Below is a collection of stories related to trade and government policy that may impact the sewn products industry around the world. This month we are focusing on the United States and the United Kingdom, both of which are facing year-end deadlines to make big moves.
Congressional Funding Bills
The U.S. Congress has a number of initiatives it needs to address before the end of the year and the current legislative session, including:
The National Defense Authorization Act (NDAA): The NDAA sets the annual budget for the U.S. Department of Defense (this year’s bill is $740 billion). The bill has now passed both chambers of Congress and is waiting for presidential approval.
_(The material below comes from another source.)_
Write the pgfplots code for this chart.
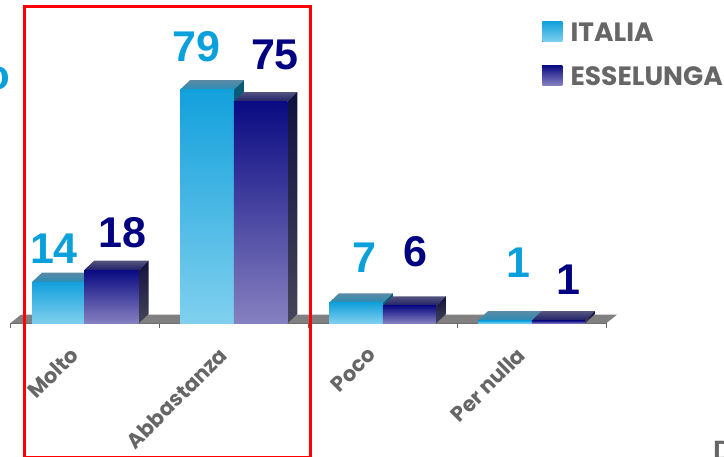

However, President Trump has threatened to veto the current version of the bill for a number of reasons including a) it’s not tough enough on China, b) it would strip the names of Confederate generals from military bases, and c) it does not repeal liability protections for social media companies. Because this bill, and similar funding legislation, is required to be passed every year, it is sometimes used as a vehicle to approve unrelated provisions. The U.S. apparel and textile industries have both come out in support of the current NDAA legislation because it includes updates to the Berry Amendment that could help boost domestic manufacturing.
Omnibus Spending Bill: Congress is also tasked with passing legislation this week to determine government funding for next year and avoid a shutdown. News reports indicate congressional negotiators are close to finalizing a deal and it could be announced any day now. As far as the sewn products industry is concerned, there has been an industry push to include the Miscellaneous Tariff Bill (MTB) within the spending package. The MTB temporarily reduces or eliminates duties on U.S. imports of inputs for domestic manufacturing and specific finished goods not made in the U.S. The current MTB expires December 31, 2020.
Vietnam Section 301 Investigation The Office of the United States Trade Representative (USTR) announced it will hold virtual hearings in December to accept comments on its Section 301 investigations into Vietnam’s policies and practices related to timber (December 28) and currency (December 29). Any tariffs to be imposed as a result of the investigations will now be pushed back to at least January. (Read more about the Vietnam probe in October’s round-up.)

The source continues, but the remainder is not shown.